2. Watch out for power and telephone lines running across your view.
3. If a historic building or landmark is part of the show, you might want to include it.
4. Anticipate where in the sky the fireworks burst will explode and aim your camera accordingly.
5. You don’t want people jumping or standing in front of your camera lens.
1. You usually want to turn the flash off on the camera since it will be of no use aimed at the sky.
2. If you want to include family members in the foreground, then you might want to keep the flash turned on. Getting the proper amount of camera flash on the family members is tricky and difficult, but you can make it work with a little trial and error. Maybe a lot of error until you get it correct.
• Manual camera is best:
1. With your fully automatic point-and-shoot camera, it will be very difficult to get nice photos of a fireworks show.
2. You cannot set the proper exposure and shutter speeds on an automatic camera. In the dark at a great distance from the fireworks, the camera cannot function properly automatically.
3. Some point-and-shoot cameras have a setting for fireworks shows as an option under the scenic settings that might get you some photos.
4. Set your manual camera shutter speed to “bulb.” Focus on “infinity.”
5. Use a normal lens (50 mm or so) or a zoom or telephoto lens (100 mm up to 200 mm or so). The longer the telephoto lens, the harder it is to compose your photos because you are shooting tighter and tighter.
6. Photos can be framed vertically or horizontally.
• Use low ISO settings (film speed).
Fireworks burst are very intense. The low ISOs of 50 to 200 are usually best in that they limit the bright light hitting the sensor in the digital camera.
• Holding the camera steady is a must:
1. Use a tripod to hold the camera steady
2. Focus the camera on infinity and leave it there on your manual camera.
3. Set your manual camera aperture between f/5.6 and f/11.
• When to shoot the photo:
1. Set your camera on “Bulb.” The shutter will remain open until you release the button.
2. Push the shutter button when you hear the fireworks shell launched. Hold the button until you capture the entire burst of light. Most bursts will last 2-5 seconds. Some bursts will go a few second longer.
3. If you want more than one fireworks burst on a single image frame, keep the camera shutter open and cover the front of the camera lens with a black card or black foam board. Don’t move or shake the camera. Remove the board when you hear the next shell launch. Don’t try to get more than three launches on a frame.

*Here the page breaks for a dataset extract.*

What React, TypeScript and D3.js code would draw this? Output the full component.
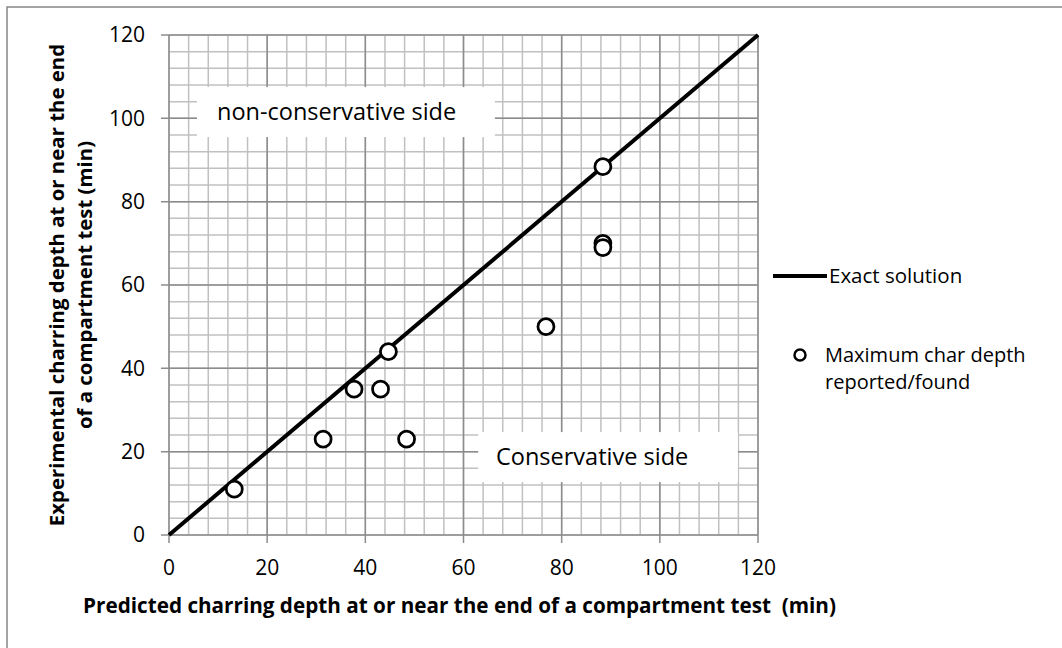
import React from "react";
import * as d3 from "d3";

const predicted = [13.3, 31.4, 37.7, 43.1, 44.7, 48.4, 76.8, 88.4, 88.4, 88.4];
const experimental = [11.0, 23.0, 35.0, 35.0, 44.0, 23.0, 50.0, 88.4, 70.0, 69.0];
const exactLine = [0, 120];
const xTicks = [0, 20, 40, 60, 80, 100, 120];
const yTicks = [0, 20, 40, 60, 80, 100, 120];
const minorStep = 4;

const W = 1062;
const H = 648;
const FONT = "'Open Sans', 'Liberation Sans', sans-serif";

export default function App() {
  const x = d3.scaleLinear().domain([0, 120]).range([169, 758]);
  const y = d3.scaleLinear().domain([0, 120]).range([535, 35]);
  const minor = d3.range(0, 120 + 0.001, minorStep);
  const line = d3
    .line<number>()
    .x((d) => x(d))
    .y((d) => y(d));

  const boxes = [
    { label: "non-conservative side", x0: 5.7, x1: 66.4, y0: 95.5, y1: 107.5, tx: 217 },
    { label: "Conservative side", x0: 63.0, x1: 115.9, y0: 12.7, y1: 24.7, tx: 496 },
  ];

  return (
    <svg
      width={W}
      height={H}
      style={{ position: "absolute", left: 0, top: 0, display: "block", background: "#fff" }}
    >
      <rect x={7} y={7} width={W + 20} height={H + 20} fill="#fff" stroke="#868686" strokeWidth={1.5} />
      {/* minor grid */}
      <g stroke="#c0c0c0" strokeWidth={1.5}>
        {minor.map((v) => (
          <line key={"vx" + v} x1={x(v)} x2={x(v)} y1={y(0)} y2={y(120)} />
        ))}
        {minor.map((v) => (
          <line key={"hy" + v} x1={x(0)} x2={x(120)} y1={y(v)} y2={y(v)} />
        ))}
      </g>
      {/* major grid */}
      <g stroke="#8c8c8c" strokeWidth={1.5}>
        {xTicks.map((v) => (
          <line key={"MX" + v} x1={x(v)} x2={x(v)} y1={y(0) + 8} y2={y(120)} />
        ))}
        {yTicks.map((v) => (
          <line key={"MY" + v} x1={x(0) - 8} x2={x(120)} y1={y(v)} y2={y(v)} />
        ))}
      </g>
      {/* annotation boxes */}
      {boxes.map((b) => (
        <g key={b.label}>
          <rect
            x={x(b.x0)}
            y={y(b.y1)}
            width={x(b.x1) - x(b.x0)}
            height={y(b.y0) - y(b.y1)}
            fill="#fff"
          />
          <text
            x={b.tx}
            y={(y(b.y0) + y(b.y1)) / 2}
            dy="0.35em"
            fontFamily={FONT}
            fontSize={23.5}
            fill="#000"
          >
            {b.label}
          </text>
        </g>
      ))}
      {/* tick labels */}
      <g fontFamily={FONT} fontSize={21} fill="#000">
        {xTicks.map((v) => (
          <text key={"tx" + v} x={x(v)} y={568} dy="0.35em" textAnchor="middle">
            {v}
          </text>
        ))}
        {yTicks.map((v) => (
          <text key={"ty" + v} x={145} y={y(v)} dy="0.35em" textAnchor="end">
            {v}
          </text>
        ))}
      </g>
      {/* exact solution line */}
      <path d={line(exactLine) || ""} stroke="#000" strokeWidth={4} fill="none" />
      {/* points */}
      {predicted.map((p, i) => (
        <circle key={"p" + i} cx={x(p)} cy={y(experimental[i])} r={8} fill="#fff" stroke="#000" strokeWidth={2.75} />
      ))}
      {/* axis titles */}
      <text
        x={459.5}
        y={606}
        dy="0.35em"
        textAnchor="middle"
        fontFamily={FONT}
        fontSize={20.7}
        fontWeight="bold"
      >
        {"Predicted charring depth at or near the end of a compartment test\u00a0\u00a0(min)"}
      </text>
      <g transform={`translate(71, ${(y(0) + y(120)) / 2}) rotate(-90)`} fontFamily={FONT} fontSize={20.4} fontWeight="bold">
        <text x={0} y={-14} dy="0.35em" textAnchor="middle">
          Experimental charring depth at or near the end
        </text>
        <text x={0} y={14} dy="0.35em" textAnchor="middle">
          of a compartment test (min)
        </text>
      </g>
      {/* legend */}
      <line x1={773} x2={827} y1={276} y2={276} stroke="#000" strokeWidth={4} />
      <text x={829} y={276} dy="0.35em" fontFamily={FONT} fontSize={20.5}>
        Exact solution
      </text>
      <circle cx={800} cy={355} r={5.5} fill="#fff" stroke="#000" strokeWidth={2.5} />
      <text x={825} y={355} dy="0.35em" fontFamily={FONT} fontSize={20}>
        Maximum char depth
      </text>
      <text x={825} y={382} dy="0.35em" fontFamily={FONT} fontSize={20}>
        reported/found
      </text>
    </svg>
  );
}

4. If you hold your shutter open too long, you will over-expose the image. As long as the shutter is open on bulb, you are exposing the image whether there are fireworks bursts or not.

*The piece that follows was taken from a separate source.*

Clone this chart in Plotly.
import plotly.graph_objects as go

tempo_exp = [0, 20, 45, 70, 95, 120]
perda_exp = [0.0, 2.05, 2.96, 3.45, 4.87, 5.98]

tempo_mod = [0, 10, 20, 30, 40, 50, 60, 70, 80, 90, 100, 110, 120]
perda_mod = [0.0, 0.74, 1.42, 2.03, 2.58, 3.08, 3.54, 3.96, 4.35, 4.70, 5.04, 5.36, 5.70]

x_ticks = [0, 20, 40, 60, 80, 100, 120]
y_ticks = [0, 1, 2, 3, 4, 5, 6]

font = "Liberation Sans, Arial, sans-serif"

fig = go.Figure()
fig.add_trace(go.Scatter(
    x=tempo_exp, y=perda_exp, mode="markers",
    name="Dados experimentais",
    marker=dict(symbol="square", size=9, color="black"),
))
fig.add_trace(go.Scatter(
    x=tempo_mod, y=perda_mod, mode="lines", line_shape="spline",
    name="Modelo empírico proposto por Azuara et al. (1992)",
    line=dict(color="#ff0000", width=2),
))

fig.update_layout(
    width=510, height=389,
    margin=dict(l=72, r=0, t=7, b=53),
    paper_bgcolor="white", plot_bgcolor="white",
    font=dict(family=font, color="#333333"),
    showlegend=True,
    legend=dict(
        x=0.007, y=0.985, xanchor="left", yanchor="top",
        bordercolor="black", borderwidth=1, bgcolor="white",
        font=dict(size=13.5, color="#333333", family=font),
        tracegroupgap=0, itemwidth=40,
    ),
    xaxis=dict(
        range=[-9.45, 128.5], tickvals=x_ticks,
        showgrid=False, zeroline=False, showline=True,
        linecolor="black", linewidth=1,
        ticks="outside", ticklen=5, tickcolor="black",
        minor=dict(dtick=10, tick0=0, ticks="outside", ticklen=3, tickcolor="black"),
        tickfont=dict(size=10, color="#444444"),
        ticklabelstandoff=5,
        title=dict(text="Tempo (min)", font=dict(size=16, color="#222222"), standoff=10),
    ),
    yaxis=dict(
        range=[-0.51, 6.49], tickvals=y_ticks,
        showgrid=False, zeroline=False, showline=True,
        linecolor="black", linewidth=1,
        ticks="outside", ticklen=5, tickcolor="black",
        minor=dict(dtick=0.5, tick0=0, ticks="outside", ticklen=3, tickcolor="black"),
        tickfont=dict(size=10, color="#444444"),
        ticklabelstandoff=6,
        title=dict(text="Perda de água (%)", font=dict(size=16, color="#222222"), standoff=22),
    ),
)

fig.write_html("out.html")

• Keep your fingers crossed for good luck.
Luck plays a big part in fireworks photography, along with some guesswork.
Fireworks photos require more guesswork and luck than any other kind of photography. You have to shoot the photos and make lots of corrections as you go. Take lots of photos because many of them will be bad.
With digital, you have no processing cost. Shoot, shoot and shoot more. After you take a few photos, check your camera monitor to see if you need to make adjustments to your exposure settings. Use your flashlight to see to make the setting changes. Keep checking the monitors images and making corrections every few photos.
Once you get the images on the monitor looking good, go with those settings.